Led Zep has to be some of the most pretentious. Stairway to Heaven in particular, closely followed by the whole prog rock genre

Oh yeah this, even more than Led Zep

Ahh, just be glad you didn’t have to listen to him bring a Doors concert to a sad intermission as he read a long poem “from the Lizard King” (referring to himself).
https://mypoeticside.com/show-classic-poem-20235
I told my kid that dying young was a good career move for him, before he ended up doing a Vegas residency in a large white sequined jumpsuit.

I love progressive rock. Yes is one of my all-time favorite bands. Prog rock in general, and Yes in particular (especially their singer/lyricist Jon Anderson) are often guilty of this.

Roundabout

Starship Trooper

Close to the Edge

The first thing that came to my mind was Xanadu by Rush.

Africa by Toto has always struck me as having pretentious lyrics.

“I bless the rains down in Africa?” Blerg.
“Sure as Kilimanjaro rises like Olympus above the Serengeti?” Double blerg.

Same as how Rob Banks was destined for a life of crime, and Phyllis Glass doomed to become a barmaid, so too Robert Fripp

Yeah. Rush is one of my favorite bands, but Neil could really write some shit from time to time.

I can’t immediately find a cite, but I have read in several places that there really was an aborted picnic where a cake was left out in the rain.

As a song I quite like it.

And agreed, Jon Anderson is the man to go to for lyrics that are certainly incomprehensible if not pretentious. But I do love Yes.

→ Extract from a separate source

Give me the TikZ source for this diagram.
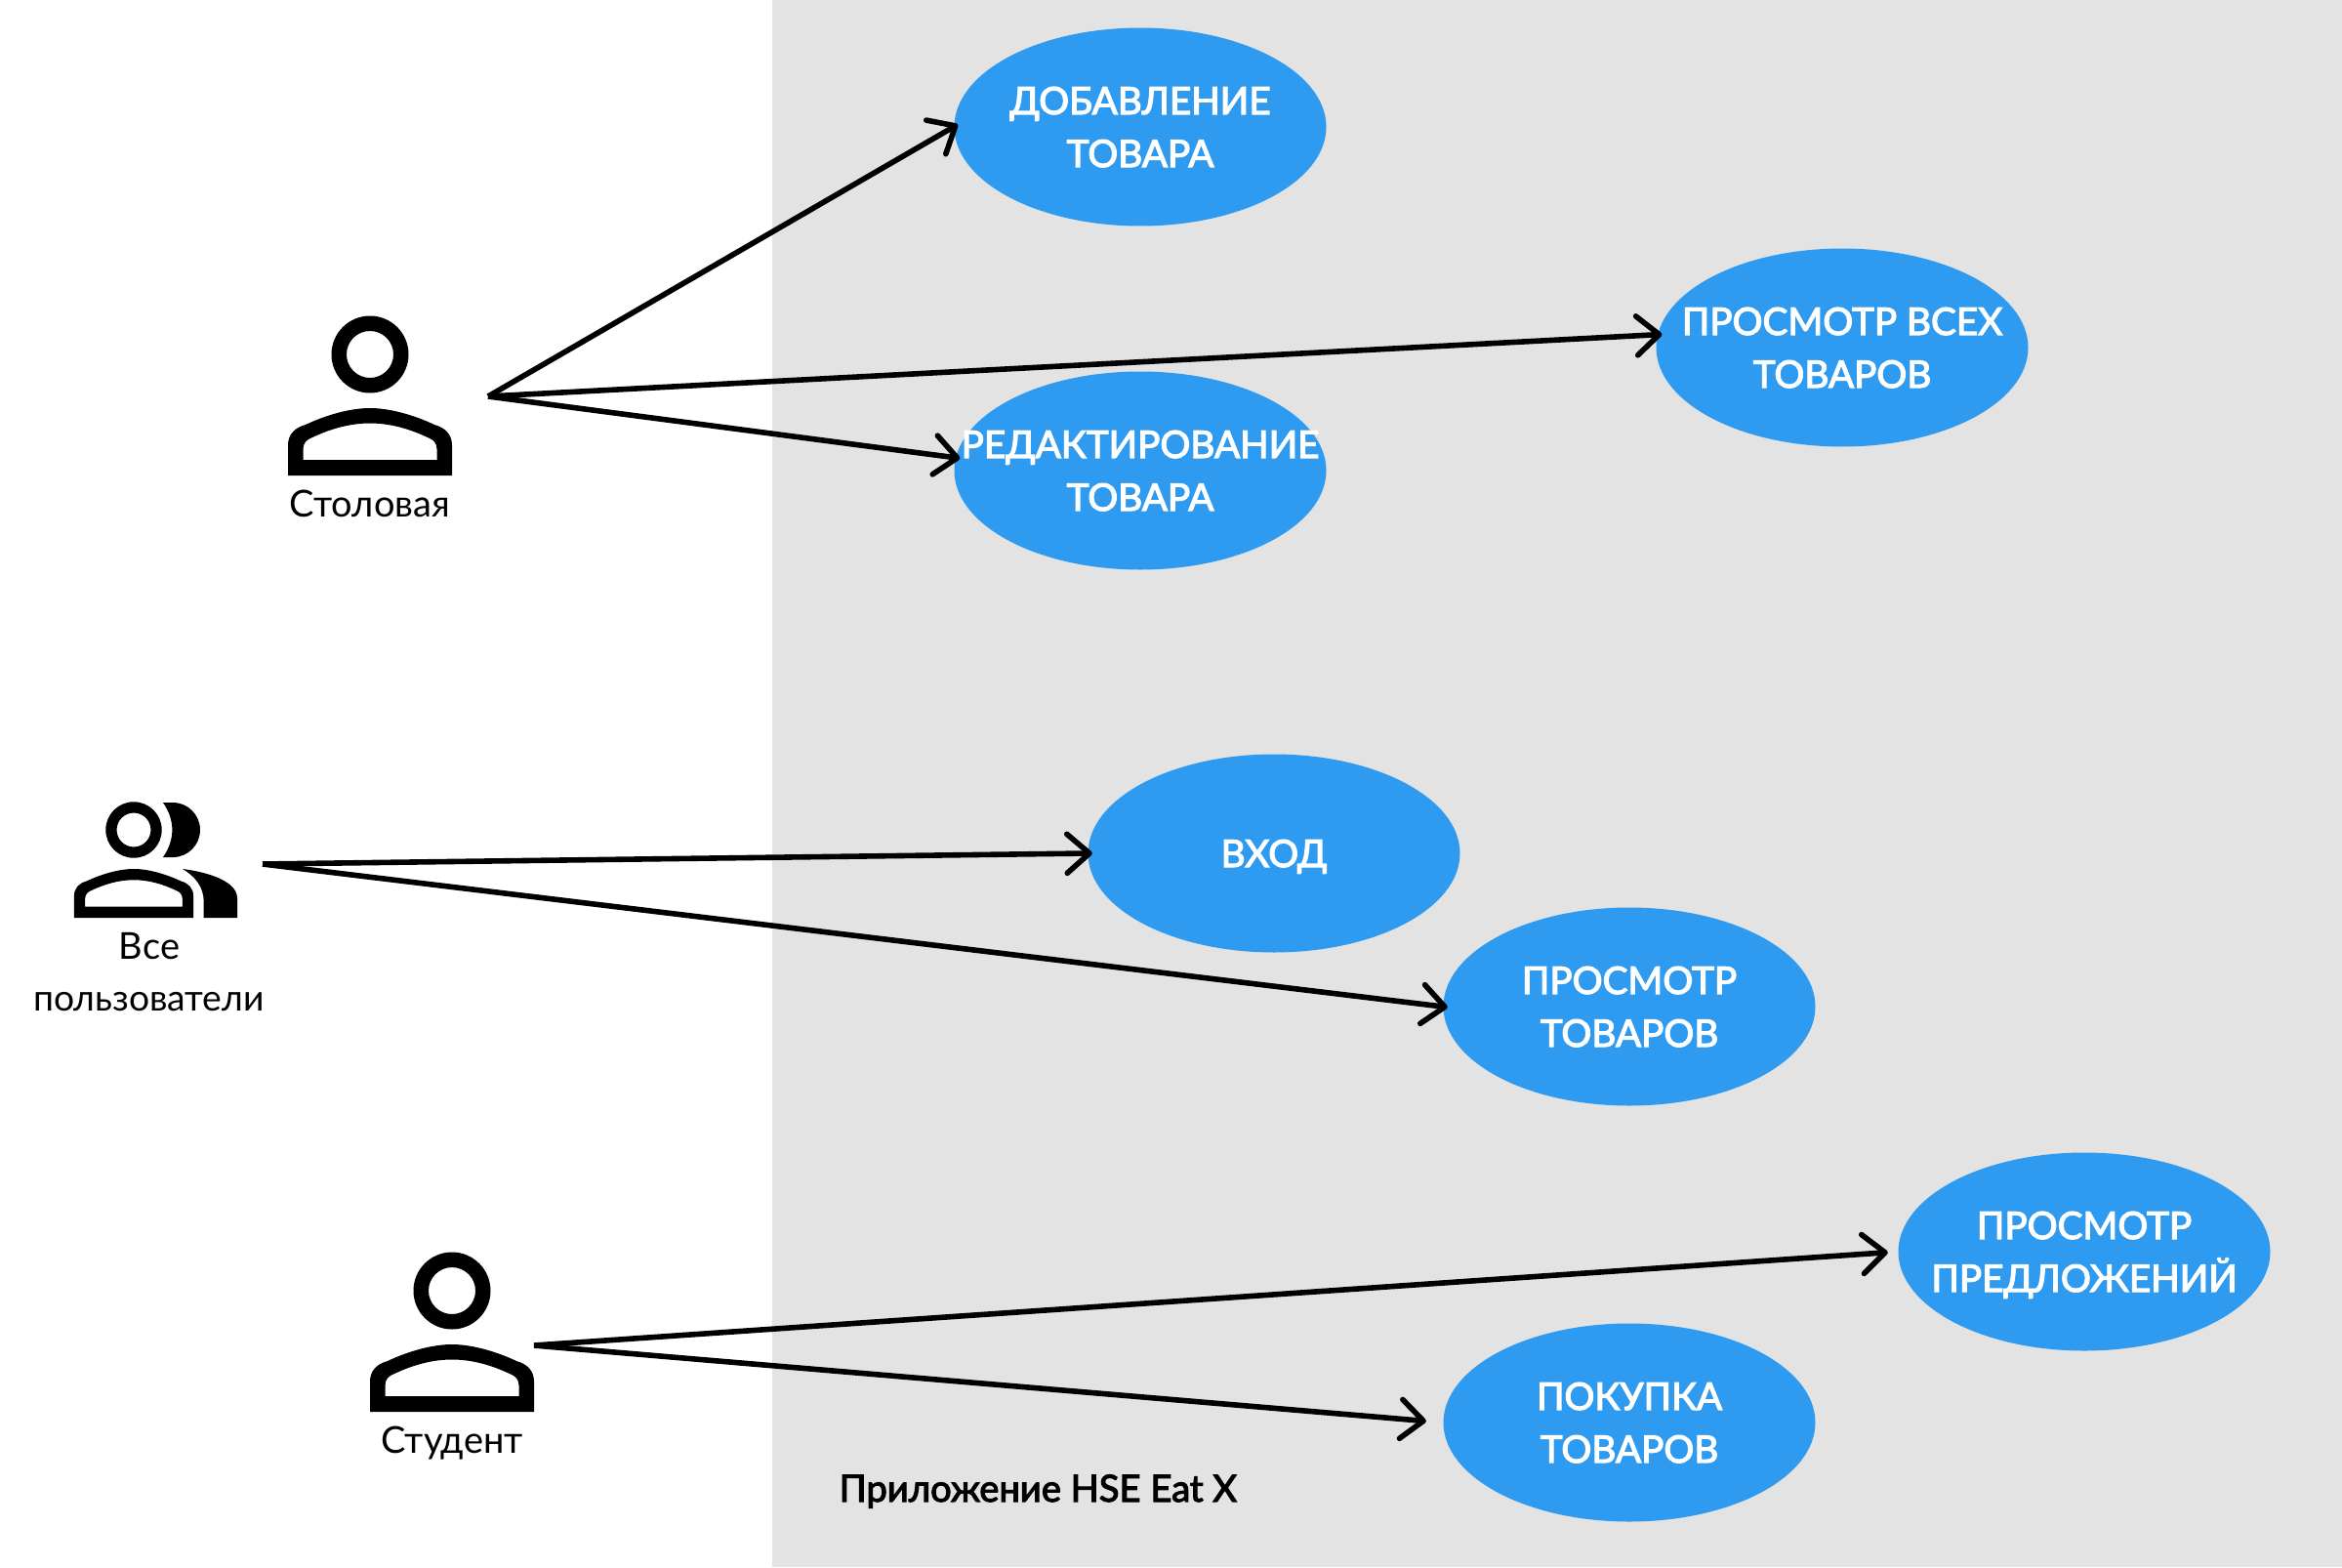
\documentclass[tikz,border=0pt]{standalone}
\usepackage{fontspec}
\setmainfont{Lato}
\newfontfamily\boldishfont[FakeBold=3]{Lato}
\usetikzlibrary{arrows.meta,shapes.geometric}
\pgfdeclarelayer{edgelayer}
\pgfdeclarelayer{nodelayer}
\pgfsetlayers{nodelayer,edgelayer,main}
\definecolor{lblue}{HTML}{2F9BF0}
\definecolor{lgray}{HTML}{E3E3E3}
\tikzstyle{usecase}=[ellipse,fill=lblue,text=white,inner ysep=0pt,inner xsep=-.6cm,minimum width=3.81cm,minimum height=2.03cm,align=center,text depth=-1.7pt,font=\boldishfont\fontsize{11}{15.4}\selectfont]
\tikzstyle{actorlabel}=[anchor=base,inner sep=0pt,font=\fontsize{10.8}{15}\selectfont]
\tikzstyle{applabel}=[anchor=base west,inner sep=0pt,font=\boldishfont\fontsize{10.85}{15}\selectfont]
\tikzstyle{inarrow}=[-{Straight Barb[length=.23cm,width=.4cm,round]},line width=.056cm,shorten >=-.05cm]
\tikzset{
	person/.pic={
		\fill [even odd rule] (0,0) circle (.395) (0,0) circle (.24);
		\fill [even odd rule] (-.84,-1.24) -- (-.84,-.93) .. controls (-.84,-.82) and (-.77,-.75) .. (-.66,-.72)
			.. controls (-.45,-.62) and (-.2,-.55) .. (0,-.55) .. controls (.2,-.55) and (.45,-.62) .. (.66,-.72)
			.. controls (.77,-.75) and (.84,-.82) .. (.84,-.93) -- (.84,-1.24) -- cycle
			(-.685,-1.08) -- (-.685,-.97) .. controls (-.685,-.91) and (-.65,-.87) .. (-.59,-.85)
			.. controls (-.4,-.76) and (-.2,-.705) .. (0,-.705) .. controls (.2,-.705) and (.4,-.76) .. (.59,-.85)
			.. controls (.65,-.87) and (.685,-.91) .. (.685,-.97) -- (.685,-1.08) -- cycle;
	},
	shadowperson/.pic={
		\fill (.3,.28) -- (.4,.28) arc (90:-90:.28) -- (.3,-.28) .. controls (.425,-.1) and (.425,.1) .. cycle;
		\fill (.5,-.4) .. controls (.67,-.42) and (1.06,-.5) .. (1.06,-.7) -- (1.06,-.9) -- (.717,-.9) -- (.717,-.73)
			.. controls (.717,-.58) and (.62,-.47) .. cycle;
	}
}

\begin{document}
\begin{tikzpicture}
	\useasboundingbox (0,0) rectangle (23.99,-16.05);
	\begin{pgfonlayer}{nodelayer}
		\fill [lgray] (7.91,0) rectangle (23.99,-16.05);
		\node [style=usecase] (Add) at (11.68,-1.30) {ДОБАВЛЕНИЕ\\ТОВАРА};
		\node [style=usecase] (Edit) at (11.68,-4.82) {РЕДАКТИРОВАНИЕ\\ТОВАРА};
		\node [style=usecase] (ViewAll) at (18.87,-3.56) {ПРОСМОТР ВСЕХ\\ТОВАРОВ};
		\node [style=usecase] (Login) at (13.05,-8.74) {ВХОД};
		\node [style=usecase] (View) at (16.69,-10.31) {ПРОСМОТР\\ТОВАРОВ};
		\node [style=usecase] (Offers) at (21.35,-12.82) {ПРОСМОТР\\ПРЕДЛОЖЕНИЙ};
		\node [style=usecase] (Buy) at (16.69,-14.57) {ПОКУПКА\\ТОВАРОВ};
		\node [style=applabel] (App) at (8.59,-15.38) {Приложение HSE Eat X};
		\pic at (3.79,-3.63) {person};
		\pic [scale=.727] at (1.37,-8.50) {person};
		\pic at (1.37,-8.50) {shadowperson};
		\pic at (4.63,-13.22) {person};
		\node [style=actorlabel] (Canteen) at (3.79,-5.29) {Столовая};
		\node [style=actorlabel] (All1) at (1.53,-9.82) {Все};
		\node [style=actorlabel, font=\fontsize{10.6}{15}\selectfont] (All2) at (1.525,-10.35) {пользователи};
		\node [style=actorlabel] (Student) at (4.63,-14.88) {Студент};
		\coordinate (CanteenOut) at (5.00,-4.06);
		\coordinate (AllOut) at (2.69,-8.85);
		\coordinate (StudentOut) at (5.47,-13.78);
	\end{pgfonlayer}
	\begin{pgfonlayer}{edgelayer}
		\draw [style=inarrow] (CanteenOut) to (Add.west);
		\draw [style=inarrow] (CanteenOut) to (ViewAll.176);
		\draw [style=inarrow] (CanteenOut) to (Edit.176);
		\draw [style=inarrow] (AllOut) to (Login.west);
		\draw [style=inarrow] (AllOut) to (View.west);
		\draw [style=inarrow, shorten >=.10cm] (StudentOut) to (Offers.west);
		\draw [style=inarrow, shorten >=.17cm] (StudentOut) to (Buy.west);
	\end{pgfonlayer}
\end{tikzpicture}
\end{document}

My first thought was “Anything by Rush.”

How about Ramble On and The Battle of Evermore, which borrow heavily from Tolkien, but not in a way that adds anything other than name dropping.

I love YES, but was amassing a list of “Meaningless Jon Anderson Lyrics” when kenobi beat me to it.

It seems the entire Prog Rock genre was so enamored of experimenting with music that the lyrics weren’t even thought about.

(looking through LPs…)

Yep!

Yes, King Crimson, Rush, EL&P, Triumvirat, Renaissance, Curved Air, Uriah Heap… even more modern stuff like Dream Theater and Mars Volta, they all seem to do the Unintelligible/Throwaway/Pretentious Lyrics thing.

Genesis (the Peter Gabriel one) stands out for actually having decent lyrics.